AUGUSTO M. SEABRA (1955-2024)

Augusto M. Seabra dizia que a programação é uma extensão da crítica. A crítica como modo de estar no mundo, procurando ler as relações entre coisas distantes e próximas, entre as práticas e os gestos, e devolvendo-os em forma de pensamento. Um pensamento sem horários de expediente nem fronteiras disciplinares, mas que se concretiza em escolhas, precisões e tentativas que oferecem a quem quer receber a tessitura das suas dúvidas e paixões. A programação de cinema como extensão da crítica é, para Augusto, uma forma de convocar o mundo para se pensar cinematograficamente — portanto, uma questão de vida.

No catálogo do Doclisboa 2007, o ano em que Augusto começou a construir os Riscos que hoje conhecemos, o primeiro filme que aparece nessa secção é Compilation, 12 instants d’Amour non partagés de Frank Beauvais. A felicidade da organização alfabética dos filmes oferece-nos esta sinopse dos encontros entre Augusto e as coisas. O amor que encontra as suas formas na não retribuição, a música como espaço e matéria de partilha de um mundo que, por si só, é desencontrado, desarticulado, oferece solidões. E a violência disso tudo é um pouco mais doce, se se dá aos outros num encontro fortuito de uma sala de cinema, de um concerto, de uma conversa.

Numa história feita de multiplicidades, por muitas pessoas, Augusto é um dos fundos vitais do Doclisboa. Foi seu programador associado, director de programação, co-director. Mas sobretudo ensinou-nos, aos que tivemos a felicidade de aprender com ele, as alegrias de discutir filmes com o pensamento inteiro. Levar a pele a jogo, pôr o nosso mundo todo em cima de uma mesa partilhada e deixar que a discussão nos oferecesse a forma final do nosso trabalho. Augusto tinha a generosidade de nos enfrentar e desafiar, acompanhando-nos nas delícias de descobrir que programar filmes é, antes de tudo, uma actividade de rigor e prazer profundo. Uma actividade em que os filmes, tudo o que eles são e envolvem, são o fio de prumo e a razão de vida do festival.

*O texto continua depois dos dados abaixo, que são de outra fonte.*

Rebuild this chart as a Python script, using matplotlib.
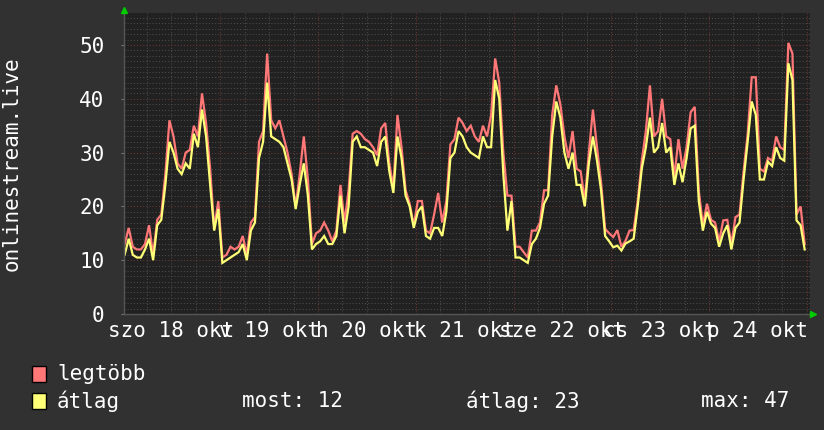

Por isso Augusto é inseparável do Doclisboa, mesmo anos depois de decidir que era tempo de sair porque não se queria “eternizar”. Era assim que dizia, mas a verdade é que ainda hoje persiste em cada momento em que um de nós precisa de se relembrar de como fazer o que faz. Da mesma forma, é inseparável da construção de pensamento sobre o cinema, sobre a arte e a cultura em Portugal. Ofereceu chaves de leitura que nos abriram espaços para compreendermos melhor, todos nós, o que fazemos. Pensamos na bela expressão “Geração Curtas”, pensamos nos ciclos de diários e auto-retratos filmados que programou muito antes de essa forma fílmica se tornar quase omnipresente. Pensamos na autonomia crítica com que se afirmou — a soberania do pensamento escolhe tudo, ou não serve para nada. Augusto podia ser autónomo, porque sabia que a transmissão do pensamento é, em si mesma, a sua matéria. Não precisa de retribuição, oferece-se a todos, mesmo que difícil e contraditório.

No filme O Espectador Espantado, de Edgar Pêra, Augusto diz a certa altura que o que mais gosta no cinema é de se surpreender pelo inesperado de um plano que surge relativamente ao que lhe antecede. É este olhar disponível para a surpresa e para apaixonar-se a cada nova cena de um filme que guardaremos e honraremos a cada nova edição do Doclisboa. A força com que Augusto por vezes começava uma conversa levantando a cabeça, pousando a mão na mesa, e dizendo — eu vou defender este filme.

Foi um privilégio ver e discutir filmes consigo, Augusto.